Persistent corruption accusations have undermined García and APRA’s international standing both during this term and during García’s first stint as president from 1985 to 1990. In October of 2008, Prime Minister Jorge del Castillo and the entire cabinet resigned amid the exposure of a bribery scandal in which a Norwegian oil exploration firm enjoyed preferential treatment and received prized oil contracts from the Peruvian government. In February of this year, Jorge del Castillo and Omar Quezada were appointed to be APRA’s joint secretaries. Soon after, in May, Del Castillo found himself once again embroiled in an oil-related scandal. APRA’s executive committee refused García’s attempt to remove Del Castillo and Quezada from office. On May 25th, several APRA members were among the fourteen people arrested for questionable land deals related to the state Agency of Formalization of Informal Property (COFOPRI). The tumult within APRA and suspect practices among the party’s most powerful leaders have damaged García’s reputation, showing the president to be incapable of corralling his party.

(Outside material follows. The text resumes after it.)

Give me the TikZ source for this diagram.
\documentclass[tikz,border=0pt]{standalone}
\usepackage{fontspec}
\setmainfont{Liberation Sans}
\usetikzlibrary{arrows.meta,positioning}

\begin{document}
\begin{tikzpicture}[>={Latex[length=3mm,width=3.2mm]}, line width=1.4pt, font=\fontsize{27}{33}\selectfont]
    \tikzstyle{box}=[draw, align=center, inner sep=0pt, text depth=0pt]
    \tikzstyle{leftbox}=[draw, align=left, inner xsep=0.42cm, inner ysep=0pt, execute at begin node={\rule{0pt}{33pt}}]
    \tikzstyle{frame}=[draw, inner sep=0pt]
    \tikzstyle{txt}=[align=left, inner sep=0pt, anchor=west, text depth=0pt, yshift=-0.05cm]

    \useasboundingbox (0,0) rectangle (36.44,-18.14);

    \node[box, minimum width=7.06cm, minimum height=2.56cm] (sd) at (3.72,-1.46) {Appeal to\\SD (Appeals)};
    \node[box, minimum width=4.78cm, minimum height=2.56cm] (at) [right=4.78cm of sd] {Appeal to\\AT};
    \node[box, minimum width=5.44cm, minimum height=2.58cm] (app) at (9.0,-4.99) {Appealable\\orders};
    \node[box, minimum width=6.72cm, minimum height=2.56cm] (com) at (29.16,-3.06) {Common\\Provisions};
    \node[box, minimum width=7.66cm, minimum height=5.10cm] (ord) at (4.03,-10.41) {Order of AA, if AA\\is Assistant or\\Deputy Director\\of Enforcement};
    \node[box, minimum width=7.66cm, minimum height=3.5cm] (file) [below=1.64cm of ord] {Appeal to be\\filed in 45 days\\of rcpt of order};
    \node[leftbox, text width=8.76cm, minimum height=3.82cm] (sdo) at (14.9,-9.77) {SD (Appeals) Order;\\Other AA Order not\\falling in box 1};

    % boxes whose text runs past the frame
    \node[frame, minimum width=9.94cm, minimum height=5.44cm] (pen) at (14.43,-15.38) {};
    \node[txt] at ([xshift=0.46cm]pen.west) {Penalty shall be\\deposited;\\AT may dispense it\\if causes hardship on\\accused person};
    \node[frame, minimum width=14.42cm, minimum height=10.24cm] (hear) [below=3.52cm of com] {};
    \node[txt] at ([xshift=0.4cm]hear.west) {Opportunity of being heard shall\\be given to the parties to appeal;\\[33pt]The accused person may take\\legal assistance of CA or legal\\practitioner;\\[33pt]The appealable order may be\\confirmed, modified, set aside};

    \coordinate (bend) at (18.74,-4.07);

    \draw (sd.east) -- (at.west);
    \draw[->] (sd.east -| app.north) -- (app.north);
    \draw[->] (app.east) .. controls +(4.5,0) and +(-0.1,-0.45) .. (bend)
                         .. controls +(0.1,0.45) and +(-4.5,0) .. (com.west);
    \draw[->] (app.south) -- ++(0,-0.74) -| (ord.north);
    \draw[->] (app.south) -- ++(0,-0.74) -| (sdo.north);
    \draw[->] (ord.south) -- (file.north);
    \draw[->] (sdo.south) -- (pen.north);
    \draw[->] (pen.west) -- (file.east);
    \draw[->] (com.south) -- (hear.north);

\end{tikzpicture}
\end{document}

Further, García’s administration has been under constant assault from opponents like Ollanta Humala on the left. In April of this year, Humala’s Partido Nacionalista Peruano (PNP) initiated a motion to impeach Alan García. To explain what drove his motion, Humala highlighted the under-publicized social conflicts that have cost numerous lives since 2006. García jokingly welcomed the challenge, saying that his forced resignation would allow him to run again in 2011. As Peru has gained credibility among international banks and governments, García and APRA have succeeded in losing the confidence of many Peruvians.

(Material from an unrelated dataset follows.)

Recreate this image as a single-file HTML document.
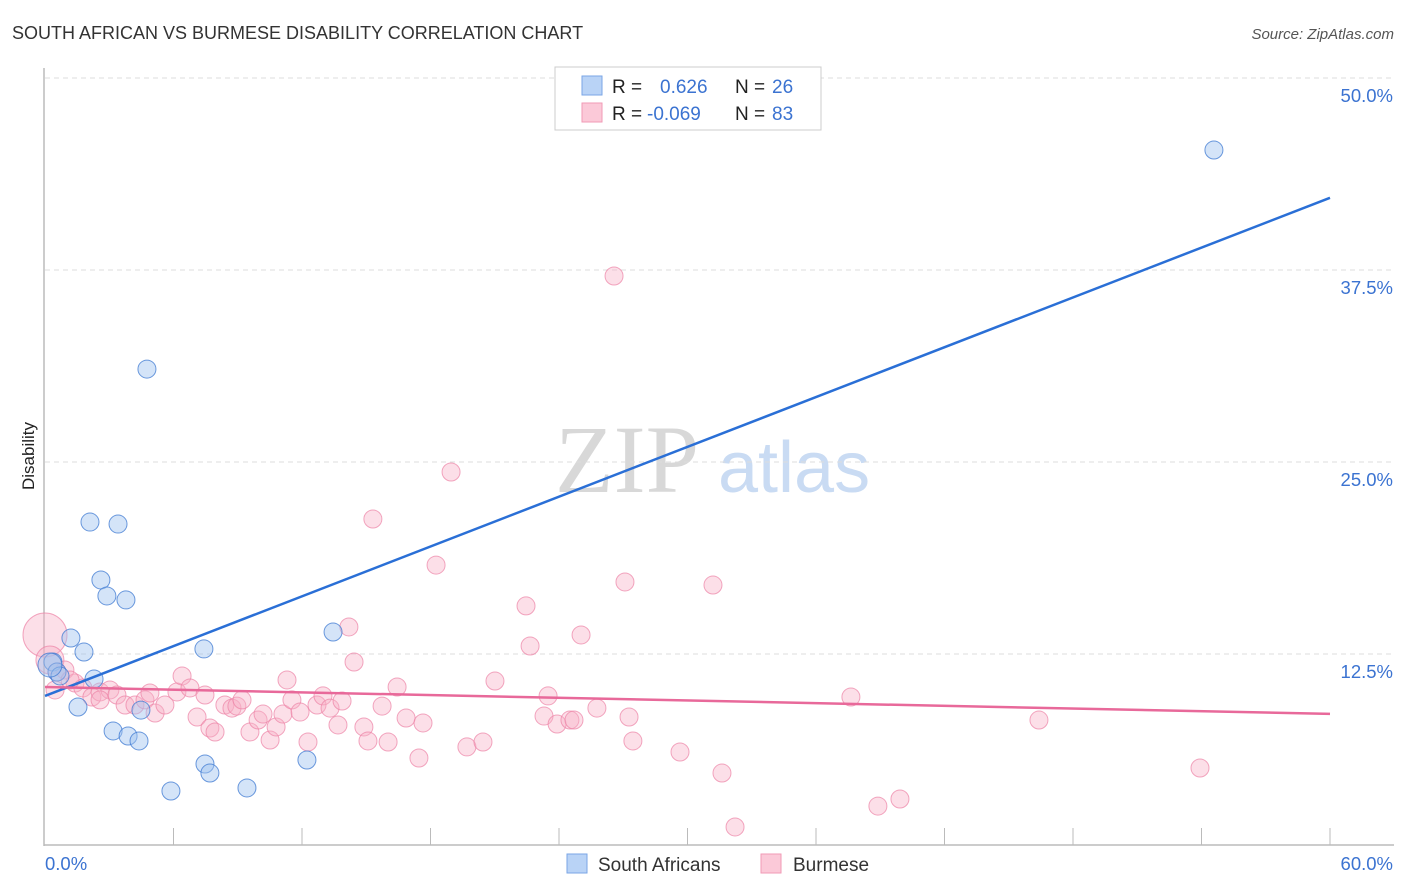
<!DOCTYPE html>
<html><head><meta charset="utf-8"><style>
body{margin:0;background:#fff;font-family:"Liberation Sans",sans-serif;}
svg{display:block}
</style></head><body>
<svg id="c" width="1406" height="892">
<text x="12" y="39" font-size="18" fill="#333">SOUTH AFRICAN VS BURMESE DISABILITY CORRELATION CHART</text>
<text x="1394" y="39" font-size="15" font-style="italic" fill="#555" text-anchor="end">Source: ZipAtlas.com</text>
<text x="0" y="0" transform="translate(34,456) rotate(-90)" font-size="17" fill="#222" text-anchor="middle">Disability</text>
<g>
<text x="555" y="492" font-family="Liberation Serif,serif" font-size="96" fill="#d8d8d8">ZIP</text>
<text x="718" y="492" font-size="72" fill="#c9dbf3">atlas</text>
</g>
<g id="grid"></g><g id="axes"></g><g id="pts"></g><g id="lines"></g>
<g>
<rect x="555" y="67" width="266" height="63" fill="#fff" stroke="#ccc"/>
<rect x="582" y="76" width="20" height="19" fill="#b9d3f6" stroke="#7aa6e6"/>
<rect x="582" y="103" width="20" height="19" fill="#fbc9d8" stroke="#f09ab6"/>
<text x="612" y="93" font-size="19" fill="#222">R =</text><text x="660" y="93" font-size="19" fill="#3b73d1">0.626</text>
<text x="735" y="93" font-size="19" fill="#222">N =</text><text x="772" y="93" font-size="19" fill="#3b73d1">26</text>
<text x="612" y="120" font-size="19" fill="#222">R =</text><text x="647" y="120" font-size="19" fill="#3b73d1">-0.069</text>
<text x="735" y="120" font-size="19" fill="#222">N =</text><text x="772" y="120" font-size="19" fill="#3b73d1">83</text>
</g>
<g>
<rect x="567" y="854" width="20" height="19" fill="#b9d3f6" stroke="#7aa6e6"/>
<text x="598" y="871" font-size="19" fill="#333">South Africans</text>
<rect x="761" y="854" width="20" height="19" fill="#fbc9d8" stroke="#f09ab6"/>
<text x="793" y="871" font-size="19" fill="#333">Burmese</text>
</g>
</svg>
<script>
const yTicks=[12.5,25,37.5,50];
const yTickLabels=["12.5%","25.0%","37.5%","50.0%"];
const xTicks=[6,12,18,24,30,36,42,48,54,60];
const blueX=[54.58,4.76,2.10,3.41,2.61,2.89,3.78,13.45,1.21,1.82,7.42,0.37,0.56,0.70,2.29,1.54,3.18,3.88,4.39,4.48,7.47,7.70,12.23,5.88,9.43,0.23];
const blueY=[45.31,31.05,21.09,20.96,17.32,16.28,16.02,13.93,13.54,12.63,12.83,11.98,11.33,11.07,10.87,9.05,7.49,7.16,6.84,8.85,5.34,4.75,5.60,3.58,3.78,11.78];
const pinkX=[26.57,18.96,15.31,18.26,27.08,31.19,22.46,14.19,25.03,22.65,14.43,37.63,46.41,53.93,39.92,38.89,32.22,0,0.23,0.93,1.40,0.56,1.77,2.19,2.57,3.03,2.57,3.36,3.74,4.20,4.67,4.90,5.14,5.60,6.16,6.40,6.77,7.10,7.47,7.70,7.94,8.40,8.73,8.96,9.20,9.57,9.95,10.18,10.51,10.79,11.11,11.30,11.53,11.91,12.28,12.70,12.98,13.31,13.68,13.87,14.89,15.08,15.74,16.02,16.44,16.86,17.46,17.65,19.70,20.45,21.01,23.30,23.49,23.91,24.51,24.70,25.77,27.27,27.45,29.65,31.61,0.47,1.17];
const pinkY=[37.11,24.35,21.29,18.29,17.19,16.99,15.63,14.26,13.74,13.02,11.98,9.70,8.20,5.08,3.06,2.60,1.24,13.74,12.11,11.46,10.61,11.33,10.29,9.70,10.03,10.16,9.51,9.83,9.18,9.18,9.51,9.96,8.66,9.18,10.03,11.07,10.29,8.40,9.83,7.68,7.42,9.18,8.98,9.11,9.51,7.42,8.20,8.59,6.90,7.75,8.59,10.81,9.51,8.72,6.77,9.18,9.77,8.98,7.88,9.44,7.75,6.84,9.11,6.77,10.35,8.33,5.73,8.01,6.45,6.77,10.74,8.46,9.77,7.94,8.20,8.20,8.98,8.40,6.84,6.12,4.75,10.16,10.81];
const blueTrend=[9.77,42.2];
const pinkTrend=[10.35,8.6];
const NS="http://www.w3.org/2000/svg";
const X=v=>45+v*(1285/60), Y=v=>846-v*15.36;
function mk(tag,at,parent){const e=document.createElementNS(NS,tag);for(const k in at)e.setAttribute(k,at[k]);document.getElementById(parent).appendChild(e);return e;}
yTicks.forEach((t,i)=>{
 const g=mk('line',{x1:45,x2:1394,y1:Y(t),y2:Y(t),stroke:'#ddd','stroke-dasharray':'5,4'},'grid');
 
 
 const l=mk('text',{x:1393,y:Y(t)+24,'font-size':18.5,fill:'#3b73d1','text-anchor':'end'},'grid');
 l.textContent=yTickLabels[i];
 
 
});
const ax=mk('line',{x1:44,x2:44,y1:68,y2:846,stroke:'#bbb','stroke-width':1.5},'axes');


const bx=mk('line',{x1:44,x2:1394,y1:845,y2:845,stroke:'#bbb','stroke-width':1.5},'axes');


xTicks.forEach(t=>{const k=mk('line',{x1:X(t),x2:X(t),y1:828,y2:845,stroke:'#bbb'},'axes');
 
 });
const x0=mk('text',{x:45,y:870,'font-size':18.5,fill:'#3b73d1'},'axes');x0.textContent='0.0%';


const x1=mk('text',{x:1393,y:870,'font-size':18.5,fill:'#3b73d1','text-anchor':'end'},'axes');x1.textContent='60.0%';


pinkX.forEach((v,i)=>{const r=i===17?22:(i===18?14:9);
 const c=mk('circle',{cx:X(v),cy:Y(pinkY[i]),r:r,fill:'rgba(248,175,198,0.4)',stroke:'rgba(236,130,165,0.7)','stroke-width':1},'pts');
 
 });
blueX.forEach((v,i)=>{const r=i===25?12:9;
 const c=mk('circle',{cx:X(v),cy:Y(blueY[i]),r:r,fill:'rgba(160,195,240,0.45)',stroke:'rgba(60,120,210,0.75)','stroke-width':1},'pts');
 
 });
const bl=mk('line',{x1:X(0),y1:Y(blueTrend[0]),x2:X(60),y2:Y(blueTrend[1]),stroke:'#2a6fd6','stroke-width':2.5},'lines');


const pl=mk('line',{x1:X(0),y1:Y(pinkTrend[0]),x2:X(60),y2:Y(pinkTrend[1]),stroke:'#e8699a','stroke-width':2.5},'lines');


</script>
</body></html>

Economic growth, but disappointing social progress
At home, the García administration has been dogged by controversy surrounding its marginalization of indigenous communities throughout the country. This month marks the one-year anniversary of turbulent protests by indigenous groups in Bagua, Amazonas, which left over thirty people dead. At the crux of the conflict was García’s exclusion of indigenous groups from negotiations to open parts of the Amazon to logging, oil drilling, and other activities by multinational corporations. Although the government eventually revoked the decrees as a result of the heated protests and President García acknowledged the mistake of barring indigenous representatives from the negotiations, tensions between indigenous groups and the government persist.
Indigenous organizations continue to pursue legislation requiring the consultation of indigenous peoples regarding decisions related to their land. Alberto Pizango, leader of the Asociación Interétnica de Desarrollo de la Selva Peruana (AIDESEP), is accused of organizing the protests in Bagua last June and returned to Peru last week from his year-long exile in Nicaragua. Upon arriving in his country, law enforcement officials detained Pizango for almost a day before he posted bail. García has little time to repair his severely damaged relationship with the indigenous leadership and it seems unlikely that the two sides will reach any new accord before the president leaves office in July of 2011.

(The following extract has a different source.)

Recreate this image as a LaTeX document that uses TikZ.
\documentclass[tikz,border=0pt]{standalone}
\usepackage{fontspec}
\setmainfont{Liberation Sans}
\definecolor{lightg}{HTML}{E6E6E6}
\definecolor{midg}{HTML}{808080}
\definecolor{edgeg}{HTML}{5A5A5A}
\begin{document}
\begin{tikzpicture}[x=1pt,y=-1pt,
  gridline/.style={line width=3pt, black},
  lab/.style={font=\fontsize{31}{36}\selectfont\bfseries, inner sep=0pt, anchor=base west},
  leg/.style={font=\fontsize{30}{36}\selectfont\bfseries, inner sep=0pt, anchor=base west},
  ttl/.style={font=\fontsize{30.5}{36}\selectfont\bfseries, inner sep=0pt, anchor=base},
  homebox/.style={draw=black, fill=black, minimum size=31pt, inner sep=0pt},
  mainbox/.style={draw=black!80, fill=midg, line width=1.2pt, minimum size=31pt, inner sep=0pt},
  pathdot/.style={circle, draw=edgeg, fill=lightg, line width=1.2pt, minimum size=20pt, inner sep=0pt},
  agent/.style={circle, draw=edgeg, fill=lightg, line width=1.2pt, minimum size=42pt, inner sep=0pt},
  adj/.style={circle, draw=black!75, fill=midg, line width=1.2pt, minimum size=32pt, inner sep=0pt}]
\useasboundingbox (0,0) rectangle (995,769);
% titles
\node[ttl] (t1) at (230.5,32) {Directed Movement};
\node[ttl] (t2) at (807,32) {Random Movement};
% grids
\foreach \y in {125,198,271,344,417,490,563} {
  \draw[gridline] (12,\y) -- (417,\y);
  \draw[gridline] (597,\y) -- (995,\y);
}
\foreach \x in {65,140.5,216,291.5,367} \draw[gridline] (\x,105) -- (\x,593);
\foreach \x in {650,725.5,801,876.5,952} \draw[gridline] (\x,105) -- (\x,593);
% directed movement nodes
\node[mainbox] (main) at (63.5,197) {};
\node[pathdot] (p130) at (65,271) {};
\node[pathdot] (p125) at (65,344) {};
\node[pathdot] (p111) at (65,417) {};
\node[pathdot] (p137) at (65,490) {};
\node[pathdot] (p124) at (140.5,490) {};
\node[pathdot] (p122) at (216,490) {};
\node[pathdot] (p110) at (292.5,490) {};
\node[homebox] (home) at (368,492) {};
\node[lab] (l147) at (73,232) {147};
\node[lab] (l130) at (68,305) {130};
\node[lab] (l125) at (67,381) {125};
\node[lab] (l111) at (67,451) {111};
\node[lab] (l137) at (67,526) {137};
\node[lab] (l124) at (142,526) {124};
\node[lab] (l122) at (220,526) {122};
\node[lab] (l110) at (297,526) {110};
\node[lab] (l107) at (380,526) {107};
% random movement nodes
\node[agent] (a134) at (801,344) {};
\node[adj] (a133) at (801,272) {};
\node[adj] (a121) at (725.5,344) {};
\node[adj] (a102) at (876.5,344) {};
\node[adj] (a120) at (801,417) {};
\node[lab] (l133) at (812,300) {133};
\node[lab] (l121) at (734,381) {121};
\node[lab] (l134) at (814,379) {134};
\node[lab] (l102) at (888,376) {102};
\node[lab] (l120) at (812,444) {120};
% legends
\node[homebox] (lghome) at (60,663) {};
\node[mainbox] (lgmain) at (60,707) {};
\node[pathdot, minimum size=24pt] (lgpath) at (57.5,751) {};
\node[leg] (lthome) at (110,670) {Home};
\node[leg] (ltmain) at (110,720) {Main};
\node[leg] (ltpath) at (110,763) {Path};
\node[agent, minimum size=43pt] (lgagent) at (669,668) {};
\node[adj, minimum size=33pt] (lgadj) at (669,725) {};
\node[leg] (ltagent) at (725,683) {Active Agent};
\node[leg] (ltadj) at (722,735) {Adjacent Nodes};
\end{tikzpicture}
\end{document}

As in many Latin American countries, social stratification continues to separate Peru’s population. There remains an alarming divide between the range of services available to residents of urban areas like Lima, and the lack of essential services in many rural parts of the country. A study by the United Nations Development Program found that 7.4 percent of homes in Lima do not have running water. Meanwhile in Huancavelica, a city located southeast of Lima in the Andes, 80 percent of homes lack running water. Often, such differences in resources further isolate urban populations from the impact of deeply disturbing events taking place in remote parts of Peru. For instance, last year some García supporters bemoaned the barriers erected by indigenous groups to effectively cut off access to Peru’s natural resources in Bagua. These critics perhaps did not recognize or comprehend the extent of the indigenous groups’ alienation from the decisions that affect access to their own land.
The García administration has a mixed human rights record. According to the State Department’s 2010 Human Rights Report, the government “generally respected the human rights of its citizens.” However, the report recorded evidence of:
“Abuse of detainees and inmates by police and prison security forces; harsh prison conditions; lengthy pretrial detention and inordinate trial delays; pressure on the media by local authorities; corruption; harassment of some civil society groups; violence and discrimination against women; violence against children, including sexual abuse; trafficking in persons; discrimination against indigenous communities, ethnic minorities, and gay and lesbian persons; [and] failure to apply or enforce labor laws.”
Further, the government has not sufficiently cracked down on child labor in the informal sector of the economy. The World Bank’s 2010 World Development Indicators show that in 2007, 42.2 percent of children between the ages of seven and fourteen were employed. This percentage is the highest among the Latin American countries for which data was available.
Dr. Virgilio Roel Pinedea, dean of the Colegio de Economistas del Peru, noted that underemployment is a more urgent crisis than unemployment. The job growth of recent years has not mitigated the expansion of the informal sector.
What can García do?
Even though Peru’s business sector is enjoying renewed foreign investment and the worldwide profile of a relatively small but rising power, García has not done enough to mend longstanding societal divisions in Peru. Far from reaching out to his country’s large indigenous community, President García has stood alongside business interests and only belatedly recognized the need to involve all parties in the decision-making process about the use of indigenous terrain. The president seems most concerned with reinforcing the benefits of the free market and globalization in Peru in order to rescue his own legacy, which has been tainted by corruption. Yesterday in Washington, President García asserted that Peru “chose correctly” by opening its economy and defying last year’s global economic stagnation. Economic indicators are indeed positive, but until the administration eradicates corruption and includes more segments of Peruvian society as part of the national financial and political conversation, Peru’s prosperity will remain a weak shell surrounding an imbalanced country.